If we will take one book out of 95 books it will not make a huge difference, therefor the final answers are very similar.

2.38 Baggage fees. An airline charges the following baggage fees: $25 for the first bag and $35 for the second. Suppose 54% of passengers have no checked luggage, 34% have one piece of checked luggage and 12% have two pieces. We suppose a negligible portion of people check more than two bags.

a) Build a probability model, compute the average revenue per passenger, and compute the corresponding standard deviation.

BAGS <- c(0,1,2)
COST <- c(0,25,60)
PERCENT <- c(.54, .34, .12)
baggagefees <- data.frame(BAGS, COST, PERCENT)
baggagefees
##   BAGS COST PERCENT
## 1    0    0    0.54
## 2    1   25    0.34
## 3    2   60    0.12
#compute the average revenue per passenger

Avg<-sum(COST*PERCENT)
Avg
## [1] 15.7

Average revenue per passenger is $15.7.

#compute the corresponding standard deviation

var <- ((COST - Avg)^2) * PERCENT
totalvar <- sum(var)
totalvar
## [1] 398.01
std <- round(sqrt(totalvar),2)
std
## [1] 19.95

Standard Deviation is 19.95.

b) About how much revenue should the airline expect for a flight of 120 passengers? With what standard deviation? Note any assumptions you make and if you think they are justified.

# Expected revenue for a flight
revenue <-(Avg*120)
revenue
## [1] 1884

2.44 Income and gender. The relative frequency table below displays the distribution of annual total personal income (in 2009 inflation-adjusted dollars) for a representative sample of 96,420,486 Americans. These data come from the American Community Survey for 2005-2009.

This sample is comprised of 59% males and 41% females

(a) Describe the distribution of total personal income.

  • Distribution is Right Skewed. Median Income is between 35K and 50K.

b) What is the probability that a randomly chosen US resident makes less than $50,000 per year?

  • P(make lesser than $50k) = (2.2 + 4.7 + 15.8 + 18.3 + 21.2) = 62.2%

c) What is the probability that a randomly chosen US resident makes less than $50,000 per year and is female? Note any assumptions you make.
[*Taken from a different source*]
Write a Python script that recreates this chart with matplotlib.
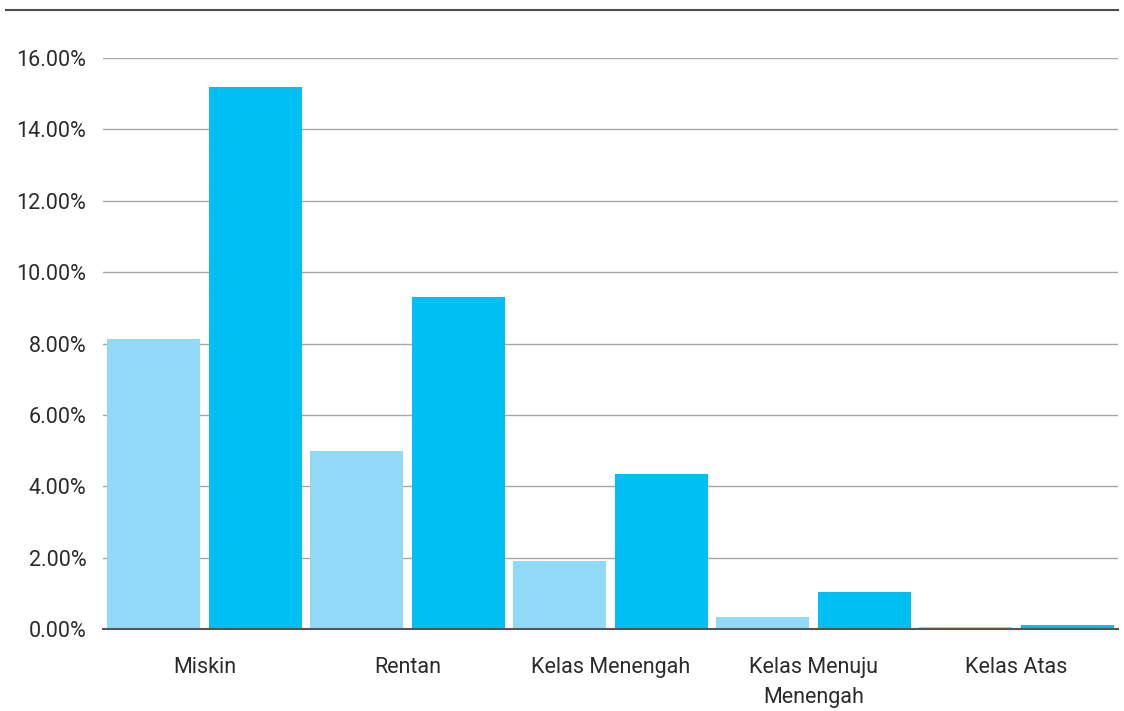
import numpy as np
import matplotlib.pyplot as plt
from matplotlib.lines import Line2D
from matplotlib.ticker import FuncFormatter

plt.rcParams['font.family'] = ['Roboto', 'DejaVu Sans']

categories = ["Miskin", "Rentan", "Kelas Menengah", "Kelas Menuju\nMenengah", "Kelas Atas"]
series_a = [8.12, 4.99, 1.90, 0.34, 0.06]
series_b = [15.18, 9.30, 4.34, 1.04, 0.11]

light = "#92D9F7"
dark = "#00BFF3"

fig = plt.figure(figsize=(11.24, 7.11), dpi=100)
ax = fig.add_axes([103 / 1124, 82 / 711, 1015 / 1124, 571 / 711])

x = np.arange(len(categories))
w = 0.457
ax.bar(x - 0.25, series_a, width=w, color=light, zorder=3)
ax.bar(x + 0.25, series_b, width=w, color=dark, zorder=3)

ax.set_xlim(-0.5, len(categories) - 0.5)
ax.set_ylim(0, 16)
ax.set_yticks(np.arange(0, 17, 2))
ax.yaxis.set_major_formatter(FuncFormatter(lambda v, p: f"{v:.2f}%"))
ax.set_xticks(x)
ax.set_xticklabels(categories, linespacing=1.55)

ax.grid(axis="y", color="#a6a6a6", linewidth=1.0, zorder=0)
for s in ["top", "right", "left"]:
    ax.spines[s].set_visible(False)
ax.spines["bottom"].set_color("#555555")
ax.spines["bottom"].set_linewidth(1.5)
ax.spines["bottom"].set_zorder(4)

ax.tick_params(axis="both", length=0, labelsize=15.5, labelcolor="#2b2b2b")
ax.tick_params(axis="y", pad=12)
ax.tick_params(axis="x", pad=20)

# rule across the top of the figure
fig.add_artist(Line2D([6 / 1124, 1118 / 1124], [1 - 10 / 711, 1 - 10 / 711],
                      color="#4d4d4d", linewidth=1.5, transform=fig.transFigure))

fig.savefig("out.png", dpi=100)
Assume the distribution of male and female remained similar across the income levels.

  • P(make lesser than $50k and female) = 62.2% * 41% = 25.50%

d) The same data source indicates that 71.8% of females make less than $50,000 per year. Use this value to determine whether or not the assumption you made in part (c) is valid.

The assumption made in part (c) is not valid.

If 71.8% of females make lesser than $50k the distribution of male and female does not remained similar across the income levels.